Data, Analytics, and Integration on AWS
- Ahmed E
- Dec 13
- 4 min read

Designing Cloud Platforms That Work as One System
AWS is rarely the destination.
It is usually one part of a much larger ecosystem.
Most organizations already run a mix of CRM, ITSM, ERP, data platforms, and SaaS tools. When AWS is introduced without considering this wider context, it quickly becomes isolated. Data lives in silos. Integrations are built in a hurry. Reporting becomes fragmented. Teams spend more time reconciling information than using it.
At Cognigate, we focus on data, analytics, and integration on AWS as a connected capability. The goal is not to build pipelines for their own sake. The goal is to help AWS work as part of a bigger system that supports decisions, operations, and growth.
This article explains how we approach data, analytics, and integration on AWS, and why ecosystem thinking matters.
Cognigate Point of View on Data and Integration on AWS
Data problems are rarely technical first.
They are structural.
When systems are connected without a clear data model, reporting becomes unreliable. When integrations are built point to point without ownership, they become fragile.

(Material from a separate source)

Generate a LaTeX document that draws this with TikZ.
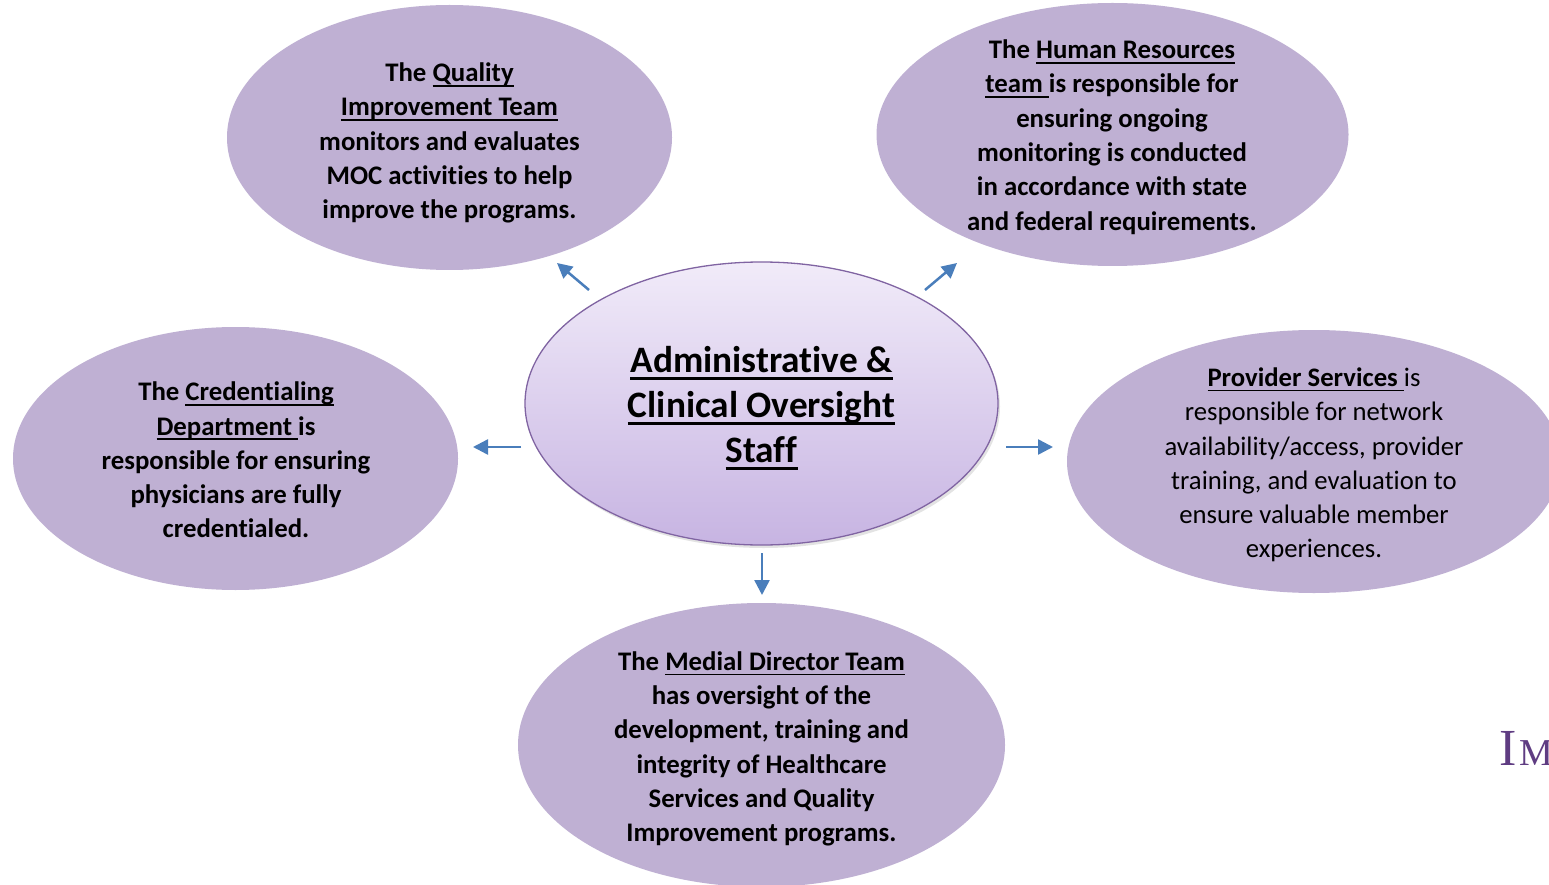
\documentclass[tikz,border=0pt]{standalone}
\usepackage{fontspec}
\setmainfont{Carlito}[Ligatures=NoCommon]
\newfontfamily\logofont{Liberation Serif}
\usetikzlibrary{shapes.geometric,arrows.meta,shadows}
\definecolor{outerfill}{RGB}{191,176,211}
\definecolor{arrowblue}{RGB}{74,126,187}
\definecolor{rimpurple}{RGB}{128,100,162}
\definecolor{topfill}{RGB}{241,235,249}
\definecolor{botfill}{RGB}{199,180,226}
\definecolor{logopurple}{RGB}{95,60,130}
\newsavebox\ulbox
\newcommand\bodyul[1]{\sbox\ulbox{#1}\rlap{\vrule width\wd\ulbox height -3.2pt depth 5pt}\usebox\ulbox}
\newcommand\titleul[1]{\sbox\ulbox{#1}\rlap{\vrule width\wd\ulbox height -4.4pt depth 7pt}\usebox\ulbox}
\begin{document}
\begin{tikzpicture}[x=1pt,y=-1pt,
  bubble/.style={ellipse, fill=outerfill, draw=none, inner sep=0pt},
  bodytext/.style={align=center, font=\fontsize{26.8}{34.3}\selectfont\bfseries, inner sep=0pt},
  plaintext/.style={align=center, font=\fontsize{26.7}{34.3}\selectfont, inner sep=0pt},
  titletext/.style={align=center, font=\fontsize{37.3}{45}\selectfont\bfseries, inner sep=0pt},
  link/.style={draw=arrowblue, line width=2.5pt, -{Triangle[length=15pt,width=15pt]}}
]
\useasboundingbox (0,0) rectangle (1549,885);
\fill[white] (0,0) rectangle (1549,885);

% outer bubbles
\node[bubble, minimum width=445pt, minimum height=265pt] (qb) at (449.5,137.5) {};
\node[bubble, minimum width=472pt, minimum height=263pt] (hb) at (1112.5,134.5) {};
\node[bubble, minimum width=445pt, minimum height=263pt] (cb) at (235.5,458.5) {};
\node[bubble, minimum width=494pt, minimum height=263pt] (pb) at (1314,461.5) {};
\node[bubble, minimum width=487pt, minimum height=284pt] (mb) at (761.5,745) {};

% central bubble
\node[ellipse, inner sep=0pt, minimum width=473pt, minimum height=283pt,
  top color=topfill, bottom color=botfill, draw=rimpurple, line width=1.3pt,
  drop shadow={opacity=0.22, shadow xshift=2pt, shadow yshift=-3pt}] (ctr) at (761.5,403.5) {};

% texts
\node[titletext] (ctrT) at (761.5,408) {\titleul{Administrative \&}\\ \titleul{Clinical Oversight}\\ \titleul{Staff}};

\node[bodytext] (qT) at (449.5,143) {The \bodyul{Quality}\\ \bodyul{Improvement Team}\\ monitors and evaluates\\ MOC activities to help\\ improve the programs.};

\node[bodytext] (hT) at (1112,137) {The \bodyul{Human Resources}\\ \bodyul{team\ }is responsible for\\ ensuring ongoing\\ monitoring is conducted\\ in accordance with state\\ and federal requirements.};

\node[bodytext] (cT) at (236,460) {The \bodyul{Credentialing}\\ \bodyul{Department\ }is\\ responsible for ensuring\\ physicians are fully\\ credentialed.};

\node[plaintext] (pT) at (1314,465) {\textbf{\bodyul{Provider Services\ }}is\\ responsible for network\\ availability/access, provider\\ training, and evaluation to\\ ensure valuable member\\ experiences.};

\node[bodytext] (mT) at (761.5,749) {The \bodyul{Medial Director Team}\\ has oversight of the\\ development, training and\\ integrity of Healthcare\\ Services and Quality\\ Improvement programs.};

% logo fragment (cut off at the right edge, as in the reference)
\node[anchor=base west, inner sep=0pt, text=logopurple, font=\logofont\fontsize{52}{52}\selectfont] (logo) at (1499,765) {I\hspace{3pt}\fontsize{38}{38}\selectfont M};

% arrows
\coordinate (a1s) at (589,290); \coordinate (a1e) at (557,263);
\coordinate (a2s) at (925,290); \coordinate (a2e) at (957,263);
\coordinate (a3s) at (521,447); \coordinate (a3e) at (473,447);
\coordinate (a4s) at (1006,447); \coordinate (a4e) at (1053,447);
\coordinate (a5s) at (762,553); \coordinate (a5e) at (762,595);
\draw[link] (a1s) -- (a1e);
\draw[link] (a2s) -- (a2e);
\draw[link] (a3s) -- (a3e);
\draw[link] (a4s) -- (a4e);
\draw[link] (a5s) -- (a5e);
\end{tikzpicture}
\end{document}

When analytics is treated as a dashboard project, it loses relevance.
Our point of view is simple:
AWS data and integration design should serve the ecosystem, not individual tools.
That means thinking beyond services and focusing on flow, ownership, and purpose.
Data Pipelines and Storage Design
Moving Data With Intent
Data pipelines are often built reactively. A report is needed. An integration is requested. A workaround becomes permanent.
Over time, this leads to pipelines that are hard to trace and even harder to trust.
How We Approach Data Pipelines
We design data pipelines by answering a few basic questions first:
What data is needed
Where it originates
How often it should move
Who owns it
Who relies on it
Only then do we decide how the pipeline should be implemented.
This avoids common issues such as:
Duplicate data movement
Unclear transformation logic
Pipelines that break silently
Storage that grows without purpose
Storage Design That Reflects Use
Not all data needs the same treatment.
We design AWS storage with clear intent:
Operational data
Analytical data
Historical and archival data
Each category has different access patterns, retention needs, and cost considerations. Treating them the same creates confusion and waste.
Good storage design makes data easier to find, trust, and use.
Integration With CRM, ITSM, ERP, and SaaS Platforms
Connecting the Real Systems of Record
AWS rarely owns the primary business data.
CRM systems own customer data.
ERP systems own financial and operational records.
ITSM platforms manage service workflows.
SaaS tools handle specialized processes.
Our role is to help AWS integrate with these systems cleanly and predictably.
Integration as a First-Class Design Concern
We treat integrations as part of the architecture, not as add-ons.
This means:
Clear definition of system ownership
Explicit data contracts between platforms
Controlled synchronization rules
Clear error handling and monitoring
This approach reduces the risk of data inconsistency and operational surprises.
Avoiding Integration Sprawl
Without structure, integrations multiply quickly.
We often see:
Multiple tools integrating the same data
Logic duplicated across systems
No clear source of truth
We address this by designing integration patterns that scale, rather than reacting to each new request individually.
API-Based Connectivity
Designing for Change, Not Just Today
APIs are the backbone of modern ecosystems.
They allow systems to evolve independently while staying connected.
Why API Design Matters
Poorly designed APIs create tight coupling.
Well designed APIs create flexibility.
We focus on:
Clear API purpose
Stable contracts
Versioning strategies
Security and access control
This allows teams to build on AWS without constantly breaking downstream systems.
APIs as Products
We encourage organizations to treat key APIs as internal products.
This means:
Documentation
Ownership
Usage visibility
Change management
When APIs are treated this way, integrations become easier to maintain and safer to extend.
Reporting and Analytics Foundations
From Data Movement to Decision Support
Analytics should help people make decisions, not just display numbers.
Too many reporting setups focus on tools rather than questions. Dashboards look impressive but fail to answer what teams actually need to know.
Building Analytics on Solid Foundations
We design analytics foundations on AWS around:
Clear data models
Defined metrics and definitions
Alignment with business processes
Consistent refresh and validation cycles
This ensures that reports mean the same thing across teams.
Avoiding Dashboard Fatigue
When every team builds its own dashboards, trust erodes.
We help organizations:
Agree on shared metrics
Separate operational reporting from strategic reporting
Reduce duplication
Improve confidence in insights
Analytics works best when it supports conversations, not debates about numbers.
AWS as Part of a Bigger Ecosystem
When data, analytics, and integration are designed with the ecosystem in mind:
Systems stay loosely coupled
Data flows are easier to explain
Reporting becomes more reliable
Teams spend less time reconciling and more time acting
AWS becomes a strong contributor, not an isolated platform.
At Cognigate, we design AWS data and integration architectures that fit into real enterprise environments, where multiple platforms coexist and evolve together.